U.S. government has recently announced steep tariffs on steel and aluminum imports from all the countries exempting few of its trade allies including Canada, Mexico, Australia, EU, Brazil, South Korea and Argentina. However, the fact that China, which is U.S. one of the key steel exporters is not included in its exemptions list has given a spark to the underlying truth that the trade war has just begun between the two giant economies.
What does trade war mean?
A trade war is a conflicting situation between two or more nations regarding trade tariffs on each other. This type of conflict usually arises when two nations involved try to improve the trade deficit of their own country by announcing protectionist tariffs on imports or exports. Trade wars have the potential of increasing the costs of certain imports if the nations involved refuse to make a compromise.

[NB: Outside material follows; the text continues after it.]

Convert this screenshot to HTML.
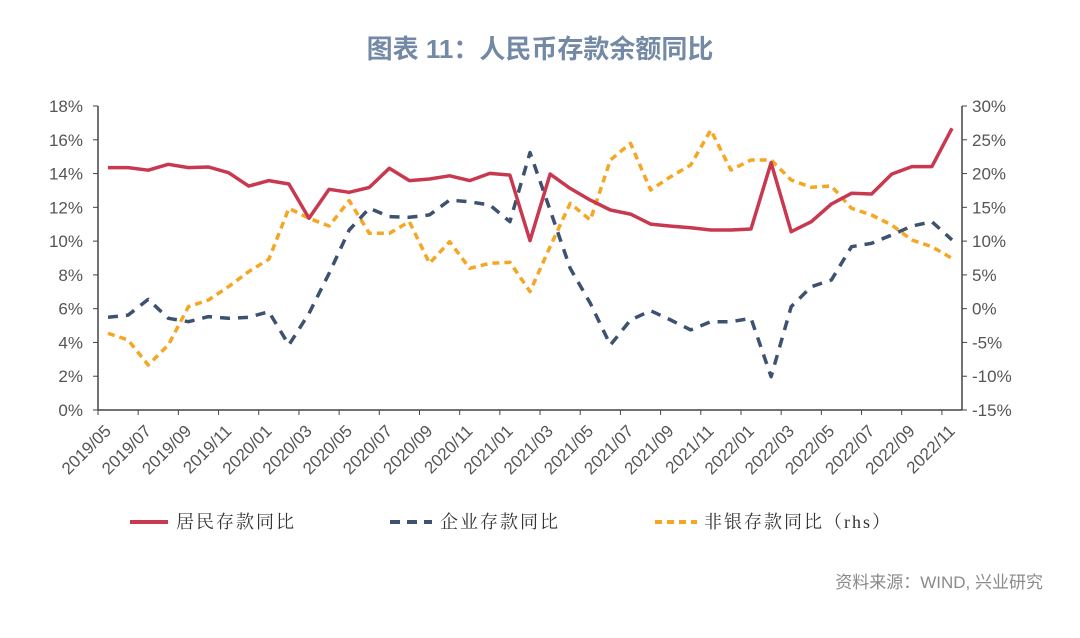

U.S. tariff likely impact on China and China’s counterattack
Following the announcement of U.S. import tariffs where China is not included in the U.S. exemption list; steel and its raw material prices in the country have corrected sharply with highest correction of 7% being registered in iron ore prices, week-on-week basis.
The U.S. is one of the largest steel exporters in the world relying on shipments from more than one hundred countries and territories. However, although China is the world’s largest steel exporter, it is only the 11th-largest source country to the U.S., accounting for just 2% of total U.S. imports last year. Thus, for Chinese steel manufacturers, the U.S. tariff news was inconsequential.
Prior to this announcement, the U.S. had already implemented trade taxes on different types of imported steel from China. In 2016, the U.S. government had imposed duties on some Chinese steel imports by more than 500%, causing Chinese imports to the U.S. to drop by almost two-thirds.
According to reports, U.S. has come with a list of products including steel and aluminum to impose import tariffs that will cover USD 60 billion of Chinese exports (only 2.6% of China’s global exports in 2017). However, with an average of 25% import tariff, this would impact
only 0.1 percentage points of Chinese growth of GDP (gross domestic product) this year.
In retaliation to U.S. import tariffs, China has planned reciprocal tariffs of USD 3 billion on products including U.S. pork, recycled aluminum, steel pipes, fruits, and wine imports.
China may have the best weapon of retaliation in the agricultural market: soybean. China is among U.S. top soybean importers and may impose tariffs on its imports. According to reports, global soybean imports are expected to reach 151 MnT this year, of which China will import 97 MnT or 64%. The two largest exporters of soybeans, Brazil and the U.S., are expected to satisfy almost 85% of total global import demand. If China imposes an import tariff on soybeans, its prices may fall significantly in the global not only in the U.S. but also in the global market.
However, industry experts believe that although China’s exported goods value to the U.S. in 2016 stood at USD 115.6 billion, Beijing’s limited focus on the tariff of just USD 3 billion is quite a cautious move showing its intentions to not to escalate things further.
The U.S. plans to hit China’s industrial policy
According to industry experts, the new tariffs introduced on steel imports may not impact China’s short-term exports but is aimed to hurt China’s ambitious industrial policy for the leadership of the global economy.
China’s ‘Made in China 2025’ plan aims to promote Chinese products and technology in strategic sectors such as advanced IT products, aerospace, robotics, and electric vehicles. These are sectors where China aspires of global leadership and an increase in the share of exports as its export still cluster in low-tech sectors such as electronics, appliances, apparels, footwear, furniture, and toys.
Although U.S. tariffs may not have a very significant impact on China’s global trade, the country’s decision is aimed to create hindrances in China’s ambitious plan to become a global leader in advanced sectors also by indirectly increasing the input cost and preventing the free flow of trade.
The impact of the trade war on India
According to reports, India does not figure in the list of U.S. top five trading partners and unlike China which has a trade surplus of USD 375 billion, India’s trade surplus with U.S. is USD 22.9 billion which is not quite significant.
U.S. runs trade deficit mainly in sectors such as telecommunications equipment, passenger car vehicles, computers and related automatic data processing parts, baby carriages, toys, games and sporting goods, accessories for motor vehicles and electrical equipment, and India is not a significant player in these sectors at a global scale.
Thus, as India have a minuscule share in global trade, the direct impact of this trade war upon India will also be quite limited. However, the key concern here is the withdrawal of equity from the market by global investors. With the absence of free trade, investors across the globe will also withdraw their money from the market thus affecting the liquidity, and with poor liquidity in the global market, India’s not-so-good fundamentals will depress it further.
The outcome of these trade wars will also result in a drop in global prosperity and a rise in inflation, and India is at the lower end of the economic food chain is likely to suffer the most.